FLIP was configured to deploy a wide array of scientific equipment and sensors.
The two scientific laboratory spaces on FLIP provided approximately 500 square feet of space. There was significant flexibility in installing equipment on FLIP and most installations could be accommodated. Equipment could be deployed from any of the three deployment booms, attached at any location along the submerged hull and even below the 300 draft by attaching short extensions to the hull. Or they could be placed on the external working decks for easy access. Equipment or sensors could also be deployed by lowering them from the 60-foot-long booms mounted on the upper hull.
FLIP had a variety of booms and winches for deploying equipment. The winches could carry loads up to 1,000 pounds and the booms were capable of carrying loads out to the ends of the booms of up to 800 pounds.
For unique requirements, the MPL Industrial Shop could construct special mountings to assist in the deployment of sensors or for mounting equipment directly on FLIP. An example of unique installations occurred in 2012 when the MPL Industrial Shop constructed an extensive special mounting on FLIP in support of an Office of Naval Research project.
The stability and size of FLIP made it possible to study the physics and energetics of surface and volume processes in both the ocean and the atmosphere near the air-sea surface as well as surface processes just below the interface with Doppler sonar [frequencies from 75 to 200 kHz].
For example, it is possible to study internal wave motion in about a cubic kilometer of the upper ocean in a very unique manner by using Doppler sonars developed by scientists at MPL. When mounted on FLIP, in 20-meter range bins, the movement of the ocean could be measured to an accuracy of 1 cm/sec relative to FLIP in a cubic kilometer of the ocean if FLIP was drifting or a larger volume if FLIP was moored. The 75 kHz sonar was rated at 35 KW and is made up of 1720 elements assembled in trapezoidal modules, that can be mounted individually or all together in a single high-resolution narrow beam array.
Surface wave slopes or surface wavelengths can be measured from 40 meters at the lowest frequency down to 5 meters at the highest frequency with the various Doppler sonar. Measurements have been made of momentum flux, strain, Langmuir cell circulation and wave slope distribution.

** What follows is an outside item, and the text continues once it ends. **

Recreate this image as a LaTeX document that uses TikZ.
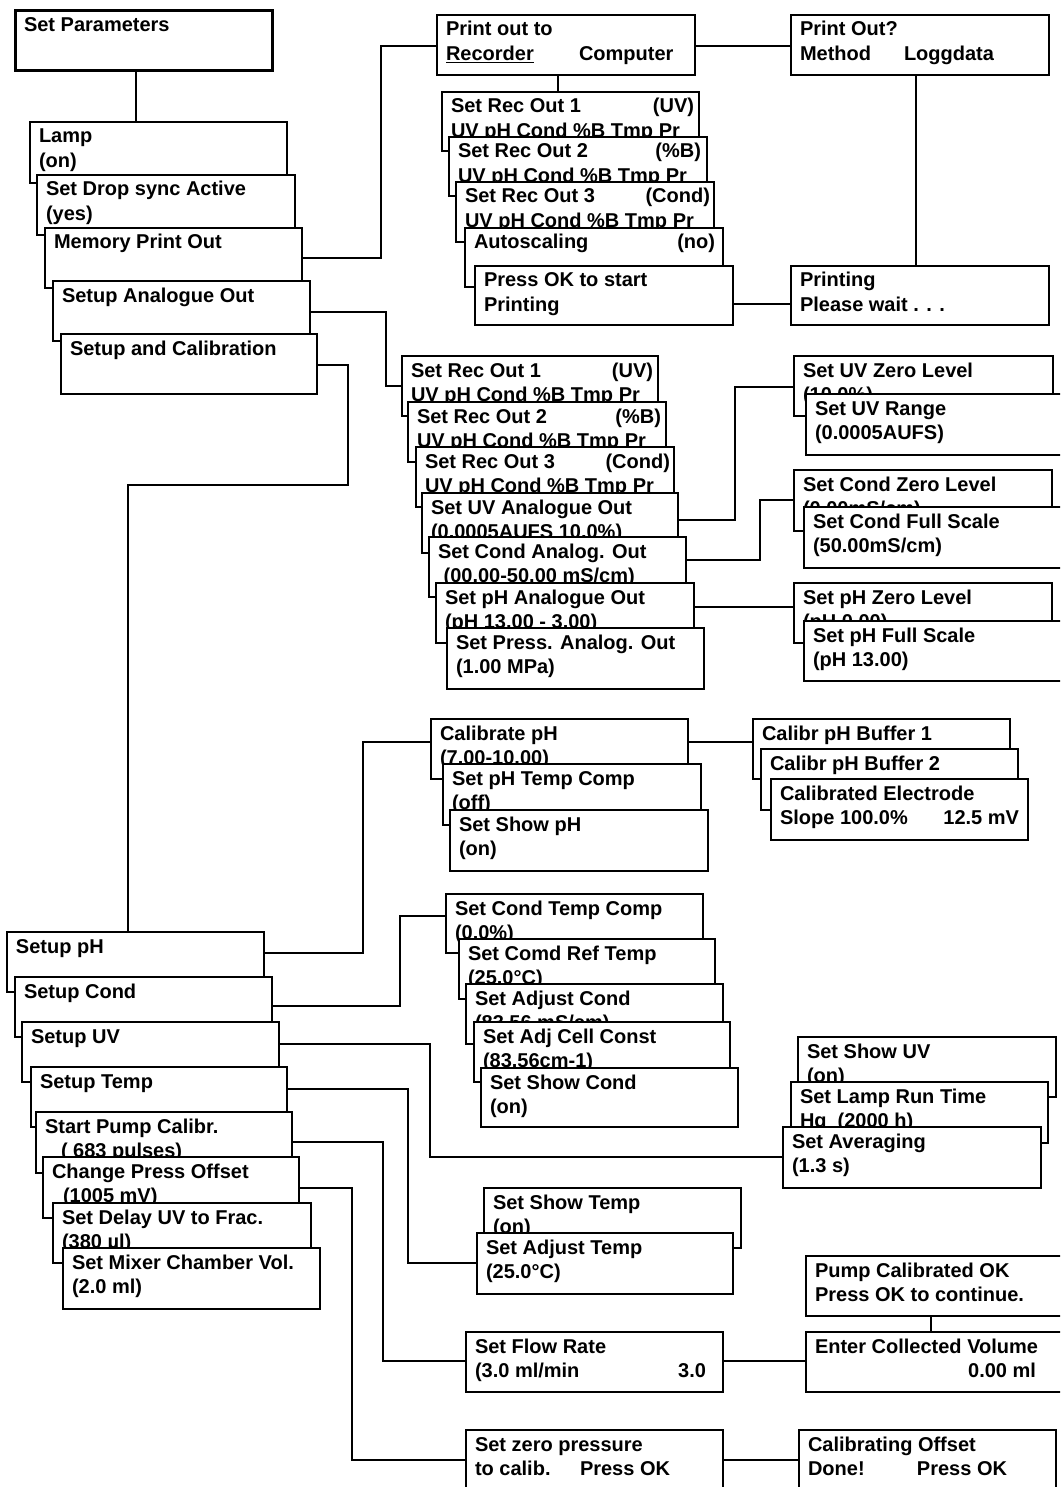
\documentclass[tikz,border=0pt]{standalone}
\usepackage{fontspec}
\setmainfont{Liberation Sans}
\usetikzlibrary{calc}

% one text line of a panel: left part, flush-right part (optional right margin)
\newcommand\pline[3][5]{\hbox to \dimexpr\pw pt-#1pt-9pt\relax{#2\hfil#3}}
% one text line with a second column at a fixed offset
\newcommand\ptab[3]{\hbox{\makebox[#1pt][l]{#2}#3}}
% plain text line
\newcommand\pone[1]{\hbox{#1}}

% \panel[style]{name}{x1}{y1}{x2}{y2}{lines}
\newcommand\panel[7][]{%
  \pgfmathsetmacro\pw{#5-#3}%
  \pgfmathsetmacro\ph{#6-#4}%
  \node[pbox,#1,minimum width=\pw pt,minimum height=\ph pt] (#2) at (#3,#4) {};%
  \node[ptext] (#2-t) at ([shift={(9,21)}]#2.north west) {\vtop{\baselineskip=24.5pt #7}};%
}

\begin{document}
\begin{tikzpicture}[x=1pt,y=-1pt,
  pbox/.style={draw,fill=white,rectangle,inner sep=0pt,outer sep=0pt,
    anchor=north west,line width=1.1pt},
  ptext/.style={anchor=base west,inner sep=0pt,outer sep=0pt,
    font=\fontsize{20}{24.5}\selectfont\bfseries},
  wire/.style={line width=1.1pt}]
\useasboundingbox (0,0) rectangle (1060,1487);
\fill[white] (0,0) rectangle (1060,1487);
\clip (0,0) rectangle (1060,1487);

% main menu
\panel[line width=3pt]{SetParam}{15}{11}{272}{71}{\pone{Set Parameters}}
\panel{Lamp}{30}{122}{287}{183}{\pone{Lamp}\pone{(on)}}
\panel{SetDrop}{37}{175}{295}{235}{\pone{Set Drop sync Active}\pone{(yes)}}
\panel{MemPrint}{45}{228}{302}{288}{\pone{Memory Print Out}}
\panel{SetupAO}{53}{281}{310}{341}{\pone{Setup Analogue Out}}
\panel{SetupCal}{61}{334}{317}{394}{\pone{Setup and Calibration}}

% memory print out
\panel{PrintTo}{437}{15}{695}{75}{\pone{Print out to}\ptab{133}{\underline{Recorder}}{Computer}}
\panel{PrintQ}{791}{15}{1049}{75}{\pone{Print Out?}\ptab{104}{Method}{Loggdata}}
\panel{PRec1}{442}{92}{699}{151}{\pline{Set Rec Out 1}{(UV)}\pone{UV pH Cond \%B Tmp Pr}}
\panel{PRec2}{449}{137}{707}{196}{\pline[6]{Set Rec Out 2}{(\%B)}\pone{UV pH Cond \%B Tmp Pr}}
\panel{PRec3}{456}{182}{714}{242}{\pline[4]{Set Rec Out 3}{(Cond)}\pone{UV pH Cond \%B Tmp Pr}}
\panel{PAuto}{465}{228}{723}{287}{\pline[8]{Autoscaling}{(no)}}
\panel{PressOK}{475}{266}{733}{325}{\pone{Press OK to start}\pone{Printing}}
\panel{Printing}{791}{266}{1049}{325}{\pone{Printing}\pone{Please wait . . .}}

% analogue out
\panel{ARec1}{402}{356}{658}{416}{\pline{Set Rec Out 1}{(UV)}\pone{UV pH Cond \%B Tmp Pr}}
\panel{ARec2}{408}{402}{666}{462}{\pline{Set Rec Out 2}{(\%B)}\pone{UV pH Cond \%B Tmp Pr}}
\panel{ARec3}{416}{447}{674}{507}{\pline[4]{Set Rec Out 3}{(Cond)}\pone{UV pH Cond \%B Tmp Pr}}
\panel{UVAO}{422}{493}{678}{553}{\pone{Set UV Analogue Out}\pone{(0.0005AUFS 10.0\%)}}
\panel{CondAO}{429}{537}{686}{597}{\pone{Set Cond Analog. Out}\pone{\hspace*{5.6pt}(00.00-50.00 mS/cm)}}
\panel{pHAO}{436}{583}{694}{643}{\pone{Set pH Analogue Out}\pone{(pH 13.00 - 3.00)}}
\panel{PressAO}{447}{628}{704}{689}{\pone{Set Press. Analog. Out}\pone{(1.00 MPa)}}
\panel{UVZero}{794}{356}{1053}{416}{\pone{Set UV Zero Level}\pone{(10.0\%)}}
\panel{UVRange}{806}{394}{1070}{455}{\pone{Set UV Range}\pone{(0.0005AUFS)}}
\panel{CondZero}{794}{470}{1052}{531}{\pone{Set Cond Zero Level}\pone{(0.00mS/cm)}}
\panel{CondFS}{804}{507}{1070}{568}{\pone{Set Cond Full Scale}\pone{(50.00mS/cm)}}
\panel{pHZero}{794}{583}{1052}{643}{\pone{Set pH Zero Level}\pone{(pH 0.00)}}
\panel{pHFS}{804}{621}{1070}{681}{\pone{Set pH Full Scale}\pone{(pH 13.00)}}

% pH calibration
\panel{CalpH}{431}{719}{688}{779}{\pone{Calibrate pH}\pone{(7.00-10.00)}}
\panel{pHTemp}{443}{764}{701}{825}{\pone{Set pH Temp Comp}\pone{(off)}}
\panel{ShowpH}{450}{810}{708}{871}{\pone{Set Show pH}\pone{(on)}}
\panel{Buf1}{753}{719}{1010}{779}{\pone{Calibr pH Buffer 1}}
\panel{Buf2}{761}{749}{1018}{810}{\pone{Calibr pH Buffer 2}}
\panel{CalElec}{771}{779}{1028}{840}{\pone{Calibrated Electrode}\pline[9]{Slope 100.0\%}{12.5 mV}}

% setup and calibration menu
\panel{SetuppH}{7}{932}{264}{992}{\pone{Setup pH}}
\panel{SetupCond}{15}{977}{272}{1037}{\pone{Setup Cond}}
\panel{SetupUV}{22}{1022}{279}{1082}{\pone{Setup UV}}
\panel{SetupTemp}{31}{1067}{287}{1127}{\pone{Setup Temp}}
\panel{StartPump}{36}{1112}{292}{1173}{\pone{Start Pump Calibr.}\pone{\hspace*{16pt}( 683 pulses)}}
\panel{ChangePress}{43}{1157}{299}{1218}{\pone{Change Press Offset}\pone{\hspace*{11pt}(1005 mV)}}
\panel{SetDelay}{53}{1203}{311}{1263}{\pone{Set Delay UV to Frac.}\pone{(380 µl)}}
\panel{SetMixer}{63}{1248}{320}{1309}{\pone{Set Mixer Chamber Vol.}\pone{(2.0 ml)}}

% conductivity
\panel{SetCondTC}{446}{894}{703}{953}{\pone{Set Cond Temp Comp}\pone{(0.0\%)}}
\panel{SetCondRef}{459}{939}{715}{999}{\pone{Set Comd Ref Temp}\pone{(25.0°C)}}
\panel{SetAdjCond}{466}{984}{723}{1044}{\pone{Set Adjust Cond}\pone{(83.56 mS/cm)}}
\panel{SetAdjCell}{474}{1022}{730}{1082}{\pone{Set Adj Cell Const}\pone{(83.56cm-1)}}
\panel{SetShowCond}{481}{1068}{738}{1127}{\pone{Set Show Cond}\pone{(on)}}

% UV
\panel{SetShowUV}{798}{1037}{1056}{1097}{\pone{Set Show UV}\pone{(on)}}
\panel{SetLampRun}{791}{1082}{1048}{1143}{\pone{Set Lamp Run Time}\pone{Hg\hspace*{11pt}(2000 h)}}
\panel{SetAveraging}{783}{1127}{1041}{1188}{\pone{Set Averaging}\pone{(1.3 s)}}

% temperature
\panel{SetShowTemp}{484}{1188}{741}{1248}{\pone{Set Show Temp}\pone{(on)}}
\panel{SetAdjTemp}{477}{1233}{733}{1294}{\pone{Set Adjust Temp}\pone{(25.0°C)}}

% pump calibration
\panel{SetFlowRate}{466}{1332}{723}{1392}{\pone{Set Flow Rate}\pline[17]{(3.0 ml/min}{3.0}}
\panel{PumpOK}{806}{1256}{1070}{1316}{\pone{Pump Calibrated OK}\pone{Press OK to continue.}}
\panel{EnterVol}{806}{1332}{1070}{1392}{\pone{Enter Collected Volume}\pline[34]{}{0.00 ml}}

% pressure offset
\panel{SetZeroP}{466}{1430}{723}{1500}{\pone{Set zero pressure}\ptab{105}{to calib.}{Press OK}}
\panel{CalOffset}{799}{1430}{1056}{1500}{\pone{Calibrating Offset}\ptab{109}{Done!}{Press OK}}

% connectors
\draw[wire] ([shift={(121,0)}]SetParam.south west) -- ([shift={(106,0)}]Lamp.north west);
\draw[wire] ([shift={(0,30)}]MemPrint.north east) -| ([shift={(-56,31)}]PrintTo.north west) -- ([shift={(0,31)}]PrintTo.north west);
\draw[wire] ([shift={(0,31)}]PrintTo.north east) -- ([shift={(0,31)}]PrintQ.north west);
\draw[wire] ([shift={(121,0)}]PrintTo.south west) -- ([shift={(116,0)}]PRec1.north west);
\draw[wire] ([shift={(125,0)}]PrintQ.south west) -- ([shift={(125,0)}]Printing.north west);
\draw[wire] ([shift={(0,38)}]PressOK.north east) -- ([shift={(0,38)}]Printing.north west);

\draw[wire] ([shift={(0,31)}]SetupAO.north east) -| ([shift={(-16,30)}]ARec1.north west) -- ([shift={(0,30)}]ARec1.north west);
\draw[wire] ([shift={(0,27)}]UVAO.north east) -| ([shift={(-59,31)}]UVZero.north west) -- ([shift={(0,31)}]UVZero.north west);
\draw[wire] ([shift={(0,23)}]CondAO.north east) -| ([shift={(-34,30)}]CondZero.north west) -- ([shift={(0,30)}]CondZero.north west);
\draw[wire] ([shift={(0,24)}]pHAO.north east) -- ([shift={(0,24)}]pHZero.north west);

\draw[wire] ([shift={(0,31)}]SetupCal.north east) -- ++(31,0) -- ++(0,120) -| ([shift={(121,0)}]SetuppH.north west);
\draw[wire] ([shift={(0,21)}]SetuppH.north east) -| ([shift={(-68,23)}]CalpH.north west) -- ([shift={(0,23)}]CalpH.north west);
\draw[wire] ([shift={(0,23)}]CalpH.north east) -- ([shift={(0,23)}]Buf1.north west);
\draw[wire] ([shift={(0,29)}]SetupCond.north east) -| ([shift={(-46,22)}]SetCondTC.north west) -- ([shift={(0,22)}]SetCondTC.north west);
\draw[wire] ([shift={(0,22)}]SetupUV.north east) -| ([shift={(-353,30)}]SetAveraging.north west) -- ([shift={(0,30)}]SetAveraging.north west);
\draw[wire] ([shift={(0,22)}]SetupTemp.north east) -| ([shift={(-69,30)}]SetAdjTemp.north west) -- ([shift={(0,30)}]SetAdjTemp.north west);
\draw[wire] ([shift={(0,30)}]StartPump.north east) -| ([shift={(-83,29)}]SetFlowRate.north west) -- ([shift={(0,29)}]SetFlowRate.north west);
\draw[wire] ([shift={(0,31)}]ChangePress.north east) -| ([shift={(-114,30)}]SetZeroP.north west) -- ([shift={(0,30)}]SetZeroP.north west);
\draw[wire] ([shift={(0,29)}]SetFlowRate.north east) -- ([shift={(0,29)}]EnterVol.north west);
\draw[wire] ([shift={(125,0)}]PumpOK.south west) -- ([shift={(125,0)}]EnterVol.north west);
\draw[wire] ([shift={(0,30)}]SetZeroP.north east) -- ([shift={(0,30)}]CalOffset.north west);
\end{tikzpicture}
\end{document}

The first FLIP mooring was a single anchor moor in 5500-meter water north of Hawaii in 1969. Subsequently, a multiple anchor capability evolved. It was later possible to place FLIP in a three-anchor mooring in virtually any depth of water. In September 2001, FLIP was moored in a water depth of 4,242 meters, 250 miles southwest of Oahu, Hawaii.
Deep-water moorings took a full day to accomplish, from first light to past dusk, in waters 4,000 to 5,000 meters deep. About 50 tons of gear aboard the tow vessel were required for a deep mooring. Moorings in 4,000-meter water with a mooring scope of 1.5 have had watch circles in the range of 80 to 200 meters, depending on currents. The mooring lines were recovered and reused.
Three point moorings in the deep ocean are routine operations, especially for deployment of acoustic arrays in which flow noise must be minimized and acoustic navigation of array elements is required. The transponder system for doing Array Element Location (AEL) could be surveyed in and tied to the GPS navigation system with the GPS receiver aboard FLIP.